There is no moral, ethical, or intellectual justification for Bicker.
Bicker is antithetical to the values that the University and its student body supposedly stand for: inclusivity, social justice, equity, access, and empathy, to name several. The vast majority of us claim to be “liberal” or “progressive” or “woke” or an “ally,” yet, last February, a staggering 74 percent of the Class of 2020, including myself, sold our souls to this inherently illiberal, exclusionary, elitist system and bickered at least one of the six selective eating clubs (Cannon Dial Elm Club, Cap & Gown Club, University Cottage Club, Ivy Club, Tiger Inn, or Tower Club).
I implore all members of the Class of 2021 who plan to bicker this February to reconsider their decision, but I anticipate most will not think twice about participating in the process.
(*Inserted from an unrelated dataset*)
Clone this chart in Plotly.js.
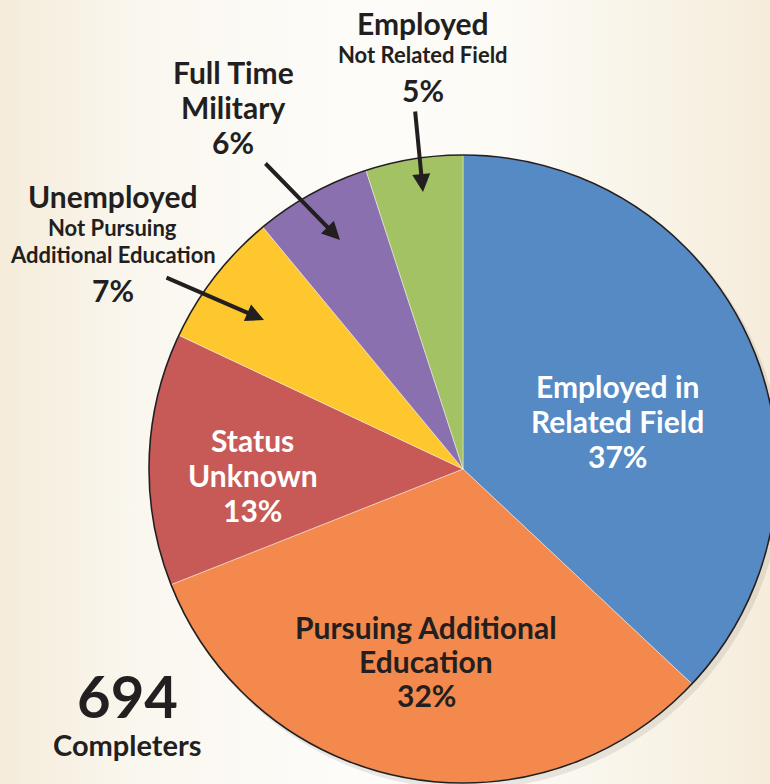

Worse still, with the exception of some well-intentioned yet inconsequential examples, there isn’t any semblance of a student movement on campus fighting to eliminate Bicker and to, say, replace it with a self-selecting, preference-based lottery system or to replace the eating clubs entirely with the construction of upper-year dining halls. Any reform that upends the cruelty and social hegemony of Bicker would be a huge step forward.
Full disclosure: I spring- and fall-Bickered the same selective club, and, as you would expect, I got hosed both times. Hence, I am far from an unbiased analyst of the system, and I am a perfect example of an ideological opponent of Bicker who has been thoroughly and willfully complicit in perpetuating it.
Nonetheless, my experience, for what it’s worth, has overexposed me to the moral disingenuousness of Bicker, which compelled me — albeit retrospectively — to reexamine my own decision to participate in the institution.
One of the absurdities I witnessed during Bicker was the performance of (faux) compassion and community care. Bicker leaders try to promote an environment of inclusion and safety: They tell you to approach them with any problems, and they let you know that they “just want to get to know you” and that you shouldn’t be “nervous.”
In reality, though, those leading the Bicker process couldn’t care less about getting to know someone genuinely or easing their nerves. The process simply serves as a cover for selecting a club population that is, more or less, predetermined before Bicker even begins, as interpersonal connections and social status matter 10 times more than how a Bickeree performs during Bicker itself.
And Bicker is an inherently anxiety-provoking process because, no matter what some students claim, one’s Bicker result can have a substantial social and emotional impact on their upper-year experience at the University.
Similarly, there seems to be no legitimate, discernible system of evaluation for deciding who gets into a club and who gets hosed. And, hilariously, club members are sometimes sworn to secrecy about the process, as if Bicker was some self-important, quasi-religious cult procession.
While one can easily point to the University’s admissions process as another inherently exclusionary part of Princeton’s culture, the admissions office is, at least, transparent and concrete about what it looks for in prospective students. It’s clear that the University prioritizes scholarly achievement, extracurricular involvement, leadership, service, legacy status, athletic status, diversity and identity, geography, an applicant’s fundamental compatibility with campus life, etc.
Although the college admissions process is, in general, plagued by inequity (to say the least), and one could take issue with the admissions criteria itself, at least there is a basic, objective evaluative framework that informs the system and that reasonably correlates with the type of student that an educational institution has an interest in admitting.
Bicker, on the other hand, contains no such transparent, logical system of evaluation. If Bicker has any point, it is to determine — often baselessly — who would be a good social “fit” for a club’s culture.
Beyond the fundamentally illegitimate evaluative nature of the process, perhaps the most immoral element of Bicker is how it necessitates students to judge one another.
What gives any student the right to arbitrarily judge if another is fit enough to eat, socialize, and party with a particular group of peers? What moral justification could there be for one student to judge another on criteria that is at once unknown to the Bickeree and sometimes based on qualities that a Bickeree has no control over, such as their sexual attractiveness and orientation, race, gender, religion and moral values, class and ability to pay club fees, “likability,” “coolness,” “chillness,” willingness to drink (a lot), and their general position in Princeton’s unforgiving social hierarchy — a hierarchy that us students have intentionally perpetuated?
Furthermore, we, all too often, reflexively blame “the administration” of the University for the harms and ills of our student culture, which are compounded — or sometimes centrally fostered — by Bicker.
For example, we see our peers debilitated by loneliness and depression, because they believe they are not welcome at the University and do not fit the hegemonic social identity of an Ivy League student. In response, we claim administrators have not provided enough institutional supports for these students, or worse, we blame our struggling, anguished peers for their “weakness,” “self-absorption,” and inability to cope with the academic and social demands of Princeton life. And yet, curiously, we fail to consider our own complicity in student-driven processes, namely, Bicker, in which we actively and gratuitously exasperate the socioemotional struggles of our fellow Princetonians.
Students — and, to some extent, alumni — have absolute, independent control over whether or not Bicker exists. We could abolish the system tomorrow if we wanted to, but we, time and time again, choose to do nothing.